Even the weather is now reported as if it were a hostile foreign power. It used to be that only hurricanes received names. Then it was tropical storms that got names. Now it is that mild, almost innocent weather system known as the "winter storm" that gets personified. Lacking the communist threat, we turn snowflakes into invading troops. Che, or Fidel, or Khruschev or Brezhnev used to be the face of the evil that threatened the American way of life. Now it is "Winter Storm Nemo." Run for your shovels, the snowdrifts are coming!
I understand the nostalgia for a unifying enemy. A few years after the Cuban missile crisis, when I was six, I fell in love (if you can call it that) with a little Cuban girl who lived in the same garden-apartment complex as my parents and me. Her parents had fled Cuba after the revolution and she lived in fear, she told me, of the apartment-complex's Cuban superintendent, Garcia. He was an agent of Fidel, she explained, her eyes wide with terror, and he was trying to find a way to send her and her family back to Cuba. I immediately took on the job of protector and would seek out places for us to hide from Garcia-usually in the basement, the entrance to which had a black and yellow sign over it saying "bomb shelter," a sign that you saw everywhere then during the Cold War. She had long brown hair and delicate skin, and one day, after we had been playing outside, she ran her fingers down her face, making streaks of dirt on her beautiful skin. I saw them as emblems of her need, and her helplessness in the face of the monstrous Garcia. To this day, the image of her face streaked with dirt-I have forgotten her name-is one of my most powerful childhood memories. The thought of being in that bomb shelter with her, away from her persecutor, warm in our refuge, my legs just touching hers, the smell of the earth rising from our hands, still enchants and mystifies me.

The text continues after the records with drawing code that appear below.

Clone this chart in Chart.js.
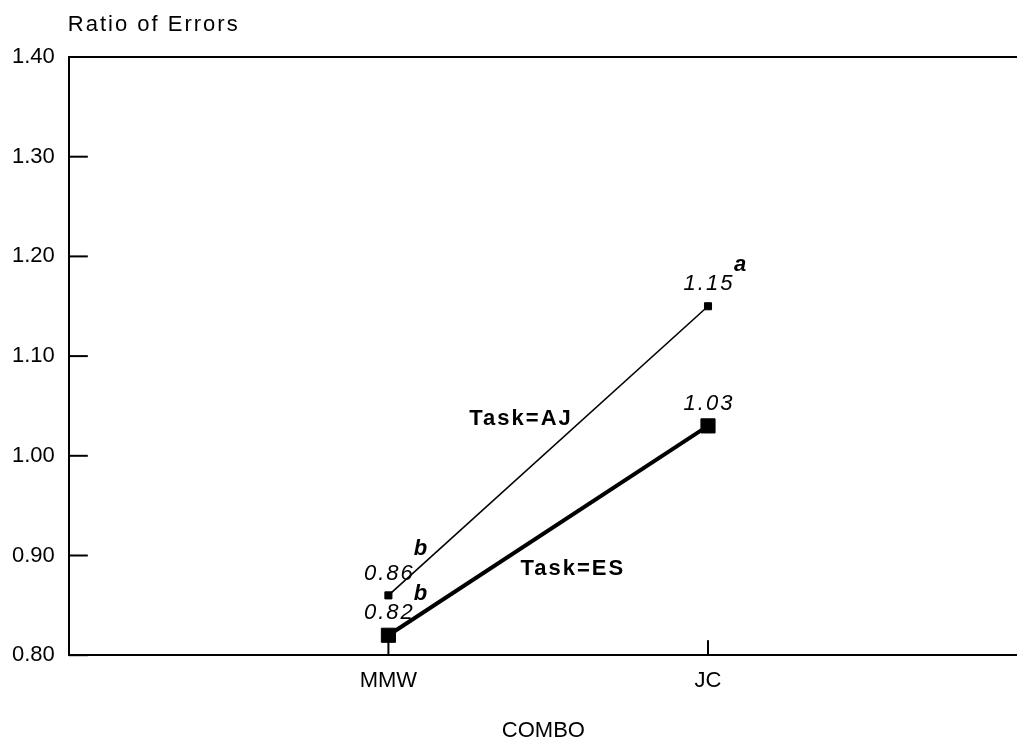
<!DOCTYPE html>
<html><head><meta charset="utf-8">
<script src="https://cdn.jsdelivr.net/npm/chart.js@4.4.0/dist/chart.umd.min.js"></script>
<style>html,body{margin:0;padding:0;background:#fff;overflow:hidden;width:1017px;height:742px}#wrap{width:1029px;height:742px;position:relative}</style>
</head><body><div id="wrap"><canvas id="c"></canvas></div>
<script>
const categories = ['MMW', 'JC'];
const taskAJ = [0.86, 1.15];
const taskES = [0.82, 1.03];
const yTicks = [0.80, 0.90, 1.00, 1.10, 1.20, 1.30, 1.40];
const ajSuperscripts = ['b', 'a'];
const esSuperscripts = ['b', ''];
const seriesNames = ['Task=AJ', 'Task=ES'];
const seriesNameX = [1.415, 1.577];
const seriesNameY = [1.037, 0.887];
const yTitle = 'Ratio of Errors';
const xTitle = 'COMBO';

const FONT = '"Liberation Sans", Arial, sans-serif';
const supOffsetY = [[-46, -41], [-41, -41]];

const toPoints = vals => vals.map((v, i) => ({x: i + 1, y: v}));

const deco = {
  id: 'deco',
  beforeDatasetsDraw(chart) {
    const {ctx, chartArea: a, scales: {x, y}} = chart;
    ctx.save();
    ctx.strokeStyle = '#000';
    ctx.lineWidth = 2;
    ctx.beginPath(); ctx.moveTo(a.left, a.top); ctx.lineTo(chart.width, a.top); ctx.stroke();
    y.ticks.forEach(t => {
      const py = y.getPixelForValue(t.value);
      ctx.beginPath(); ctx.moveTo(a.left, py); ctx.lineTo(a.left + 19, py); ctx.stroke();
    });
    x.ticks.forEach(t => {
      const px = x.getPixelForValue(t.value);
      ctx.beginPath(); ctx.moveTo(px, a.bottom); ctx.lineTo(px, a.bottom - 15); ctx.stroke();
    });
    ctx.restore();
  },
  afterDatasetsDraw(chart) {
    const {ctx, chartArea: a, scales: {x, y}} = chart;
    ctx.save();
    ctx.fillStyle = '#000';
    try { ctx.letterSpacing = '2px'; } catch (e) {}
    ctx.font = '22px ' + FONT;
    ctx.textAlign = 'left';
    ctx.textBaseline = 'alphabetic';
    ctx.fillText(yTitle, a.left - 1, 31);
    const series = [[taskAJ, ajSuperscripts], [taskES, esSuperscripts]];
    series.forEach(([vals, sups], s) => {
      vals.forEach((v, i) => {
        const px = x.getPixelForValue(i + 1), py = y.getPixelForValue(v);
        ctx.font = 'italic 22px ' + FONT;
        ctx.textAlign = 'center';
        ctx.textBaseline = 'middle';
        ctx.fillText(v.toFixed(2), px + 1, py - 22);
        if (sups[i]) {
          ctx.font = 'italic bold 22px ' + FONT;
          ctx.fillText(sups[i], px + 33, py + supOffsetY[s][i]);
        }
      });
    });
    ctx.font = 'bold 22px ' + FONT;
    ctx.textAlign = 'center';
    ctx.textBaseline = 'middle';
    seriesNames.forEach((n, i) => {
      ctx.fillText(n, x.getPixelForValue(seriesNameX[i]), y.getPixelForValue(seriesNameY[i]));
    });
    ctx.restore();
  }
};

new Chart(document.getElementById('c'), {
  type: 'line',
  data: {
    datasets: [
      {label: seriesNames[0], data: toPoints(taskAJ), borderColor: '#000', backgroundColor: '#000', borderWidth: 1.6,
       pointStyle: 'rect', pointRadius: 5, pointBorderWidth: 1, pointBackgroundColor: '#000', pointBorderColor: '#000', tension: 0},
      {label: seriesNames[1], data: toPoints(taskES), borderColor: '#000', backgroundColor: '#000', borderWidth: 4,
       pointStyle: 'rect', pointRadius: 10, pointBorderWidth: 1, pointBackgroundColor: '#000', pointBorderColor: '#000', tension: 0}
    ]
  },
  options: {
    responsive: true,
    maintainAspectRatio: false,
    animation: false,
    events: [],
    layout: {padding: {top: 57, left: -2, right: 0, bottom: -2}},
    plugins: {legend: {display: false}, tooltip: {enabled: false}},
    scales: {
      x: {
        type: 'linear', min: 0, max: 2.97,
        afterBuildTicks: axis => { axis.ticks = categories.map((c, i) => ({value: i + 1})); },
        ticks: {callback: v => categories[v - 1] ?? '', color: '#000', font: {family: FONT, size: 22}, padding: 13, maxRotation: 0, autoSkip: false},
        grid: {display: false, drawTicks: false},
        border: {display: true, color: '#000', width: 2},
        title: {display: true, text: xTitle, color: '#000', font: {family: FONT, size: 22}, padding: {top: 10, bottom: 0}}
      },
      y: {
        type: 'linear', min: 0.8, max: 1.4,
        afterBuildTicks: axis => { axis.ticks = yTicks.map(v => ({value: v})); },
        ticks: {callback: v => Number(v).toFixed(2), color: '#000', font: {family: FONT, size: 22}, padding: 14},
        grid: {display: false, drawTicks: false},
        border: {display: true, color: '#000', width: 2}
      }
    }
  },
  plugins: [deco]
});
</script></body></html>
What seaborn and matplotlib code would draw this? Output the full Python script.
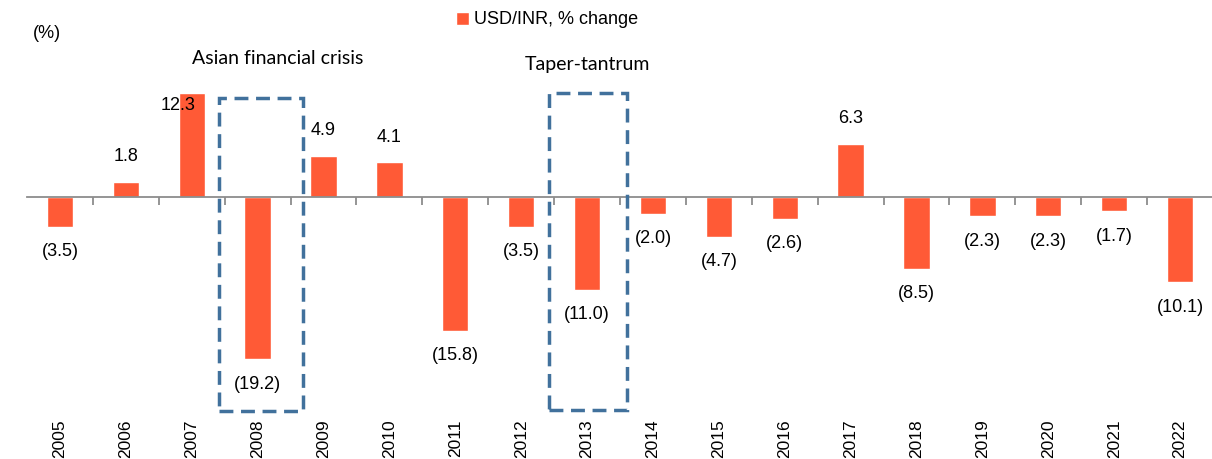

Societies have their collective nostalgia, too, of course. I understand the need to portray Chavez as one of America's classic enemies, as a true nemesis that has perhaps left in his wake a (marvelously) dangerous situation that will require America's constant vigilance. But just as my life- and, I hope, the life of that little Cuban girl-has gone on, I hope that we can stop creating enemies and dangers where there are none. And when the true danger shows itself, I hope that we will not be as romantic in confronting it as we are now in yearning for it.